Sundari: You are getting there. Maybe you need to start with loving yourself. As there is only God, ‘loving’ God is a dualistic viewpoint. And even if it is a good start, it will still be hard to do unless you love your (not) self totally. We often take this as obvious but it isn’t. And it’s not easy, either. The way life works for most is that even if we vaguely know that love starts with ourselves, we are not able to do so. Then Vedanta comes along and tells you the person is not even real, what then? Well, as we harp on this all the time, the way to nondual love is ‘through’ dualistic love. No way around it. Got to love ourselves warts and all. Most of us have or had a wounded child persona lurking about that prevents the love we are from shining forth brightly as our (constant) life experience.

Frank: All I do know is, it is not the Jiva doing the loving – walking that path again and again, whether it’s a person, a pet, work, a hobby or God – going a long way for nothing, is futile. Thank you again so much,

Sundari: Love is loving. Moksa, living with nondual vision, is about being your natural Self, accepting all you are as the finite body/mind, enjoying what that can bring you when you know you are the eternal witness of that short lived entity, relishing life in all its strange and wonderful glory. Loving God or anyone/thing is just being yourself.

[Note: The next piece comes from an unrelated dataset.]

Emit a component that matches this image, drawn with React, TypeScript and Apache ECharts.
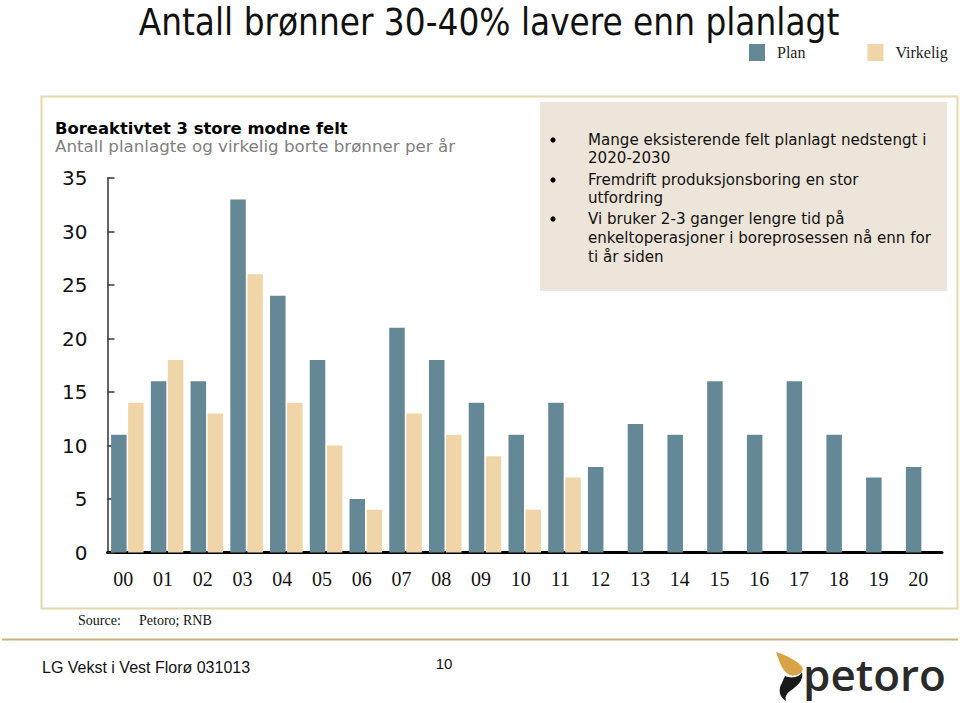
import React, { useEffect, useRef } from "react";
import * as echarts from "echarts";

const categories = ["00","01","02","03","04","05","06","07","08","09","10","11","12","13","14","15","16","17","18","19","20"];
const planValues = [11,16,16,33,24,18,5,21,18,14,11,14,8,12,11,16,11,16,11,7,8];
const virkeligValues: (number | null)[] = [14,18,13,26,14,10,4,13,11,9,4,7,null,null,null,null,null,null,null,null,null];
const seriesNames = ["Plan", "Virkelig"];
const yTicks = { min: 0, max: 35, interval: 5 };

const title = "Antall brønner 30-40% lavere enn planlagt";
const subtitleBold = "Boreaktivtet 3 store modne felt";
const subtitleGray = "Antall planlagte og virkelig borte brønner per år";
const bulletLines = [
  ["Mange eksisterende felt planlagt nedstengt i", "2020-2030"],
  ["Fremdrift produksjonsboring en stor", "utfordring"],
  ["Vi bruker 2-3 ganger lengre tid på", "enkeltoperasjoner i boreprosessen nå enn for", "ti år siden"],
];

const PLAN = "#658896";
const VIRK = "#efd5a7";
const SANS = "'DejaVu Sans', Verdana, sans-serif";
const SERIF = "'Liberation Serif', 'Times New Roman', serif";

let registered = false;
function registerShapes() {
  if (registered) return;
  registered = true;
  echarts.graphic.registerShape(
    "logoGold",
    echarts.graphic.extendPath(
      "M776,652 C786,655 798,661 802,667 C805,672 797,677 790,675 C783,672 780,664 776,652 Z",
      {}
    )
  );
  echarts.graphic.registerShape(
    "logoBlack",
    echarts.graphic.extendPath(
      "M785,676 C792,679 800,677 802,672 C804,681 796,687 790,691 C786,694 785,697 786,701 C779,697 778,689 782,683 C783,680 784,678 785,676 Z",
      {}
    )
  );
}

export default function App() {
  const ref = useRef<HTMLDivElement>(null);
  useEffect(() => {
    if (!ref.current) return;
    registerShapes();
    const chart = echarts.init(ref.current, undefined, { renderer: "svg" });

    const bulletGraphics: any[] = [];
    const lineYs = [[140, 158], [180, 198], [219, 238, 257]];
    bulletLines.forEach((group, gi) => {
      bulletGraphics.push({
        type: "circle",
        shape: { cx: 553, cy: lineYs[gi][0], r: 2.6 },
        style: { fill: "#000" },
      });
      group.forEach((line, li) => {
        bulletGraphics.push({
          type: "text",
          x: 588,
          y: lineYs[gi][li],
          style: {
            text: line,
            font: `15.1px ${SANS}`,
            fill: "#111",
            textVerticalAlign: "middle",
          },
        });
      });
    });

    chart.setOption({
      animation: false,
      backgroundColor: "#ffffff",
      legend: {
        data: seriesNames,
        left: 749,
        top: 44,
        itemWidth: 16,
        itemHeight: 17,
        itemGap: 62,
        icon: "rect",
        padding: 0,
        textStyle: { fontFamily: SERIF, fontSize: 16, color: "#222", padding: [0, 0, 0, 7] },
      },
      grid: { left: 107.5, right: 18, top: 178, bottom: 150.5, containLabel: false },
      xAxis: {
        type: "category",
        data: categories,
        boundaryGap: true,
        axisLine: { show: true, lineStyle: { color: "#000", width: 3 } },
        axisTick: { show: false },
        axisLabel: { fontFamily: SERIF, fontSize: 20, color: "#111", margin: 16, padding: [0, 8, 0, 0] },
        splitLine: { show: false },
      },
      yAxis: {
        type: "value",
        min: yTicks.min,
        max: yTicks.max,
        interval: yTicks.interval,
        axisLine: { show: true, lineStyle: { color: "#333", width: 1.5 } },
        axisTick: { show: true, inside: true, length: 7, lineStyle: { color: "#333", width: 1.5 } },
        axisLabel: { fontFamily: SANS, fontSize: 20, color: "#111", margin: 20 },
        splitLine: { show: false },
      },
      series: [
        {
          name: seriesNames[0],
          type: "bar",
          data: planValues,
          barWidth: 15.5,
          barGap: "10%",
          itemStyle: { color: PLAN },
        },
        {
          name: seriesNames[1],
          type: "bar",
          data: virkeligValues,
          barWidth: 15.5,
          barGap: "10%",
          itemStyle: { color: VIRK },
        },
      ],
      graphic: [
        {
          type: "text",
          x: 489,
          y: 22,
          style: {
            text: title,
            font: `36.5px 'DejaVu Sans Condensed', 'DejaVu Sans', sans-serif`,
            fill: "#111",
            textAlign: "center",
            textVerticalAlign: "middle",
          },
        },
        {
          type: "rect",
          shape: { x: 41.5, y: 96.5, width: 916, height: 512 },
          style: { fill: "none", stroke: "#e6d7ae", lineWidth: 2 },
          z: -1,
        },
        {
          type: "rect",
          shape: { x: 540, y: 102, width: 407, height: 189 },
          style: { fill: "#ede5d9" },
          z: -1,
        },
        ...bulletGraphics,
        {
          type: "text",
          x: 55,
          y: 128,
          style: { text: subtitleBold, font: `bold 16.4px ${SANS}`, fill: "#000", textVerticalAlign: "middle" },
        },
        {
          type: "text",
          x: 55,
          y: 146,
          style: { text: subtitleGray, font: `16.7px ${SANS}`, fill: "#7f7f7f", textVerticalAlign: "middle" },
        },
        {
          type: "text",
          x: 78,
          y: 620,
          style: { text: "Source:", font: `14px ${SERIF}`, fill: "#111", textVerticalAlign: "middle" },
        },
        {
          type: "text",
          x: 139,
          y: 620,
          style: { text: "Petoro; RNB", font: `14px ${SERIF}`, fill: "#111", textVerticalAlign: "middle" },
        },
        {
          type: "line",
          shape: { x1: 2, y1: 639.5, x2: 958, y2: 639.5 },
          style: { stroke: "#cbb27c", lineWidth: 2 },
        },
        {
          type: "text",
          x: 42,
          y: 667,
          style: { text: "LG Vekst i Vest Florø 031013", font: `16px 'Liberation Sans', Arial, sans-serif`, fill: "#111", textVerticalAlign: "middle" },
        },
        {
          type: "text",
          x: 444,
          y: 663,
          style: { text: "10", font: `15px 'Liberation Sans', Arial, sans-serif`, fill: "#111", textAlign: "center", textVerticalAlign: "middle" },
        },
        { type: "logoGold", x: 0, y: 0, style: { fill: "#d9a447" } },
        { type: "logoBlack", x: 0, y: 0, style: { fill: "#1a1a1a" } },
        {
          type: "text",
          x: 803,
          y: 674,
          style: { text: "petoro", font: `600 44px 'Open Sans', sans-serif`, fill: "#2a2a2a", textVerticalAlign: "middle" },
        },
      ],
    });
    return () => chart.dispose();
  }, []);
  return (
    <div
      ref={ref}
      style={{ position: "fixed", left: 0, top: 0, width: 960, height: 703, background: "#fff" }}
    />
  );
}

James wrote this about love, it’s so good:

The Secret to Love:

Learn to get and give love at every opportunity!

I think that ‘relationship’ is a code word for love.

Everyone has this need.

But love is not always available the way we want it…so it is important to learn to get and give love at every opportunity…in everyday situations. This way one becomes satisfied and the need for a ‘special relationship’ becomes less important.

The best way to get a special person is to be full of love.

If you are empty, people will stay away because they do not want to be responsible for fulfilling your needs. It is just too demanding.

And to be full of love you have to feel right about the way you are living.

When you are satisfied that you are taking care of yourself properly the mind relaxes and the love that you are comes out…and attracts people.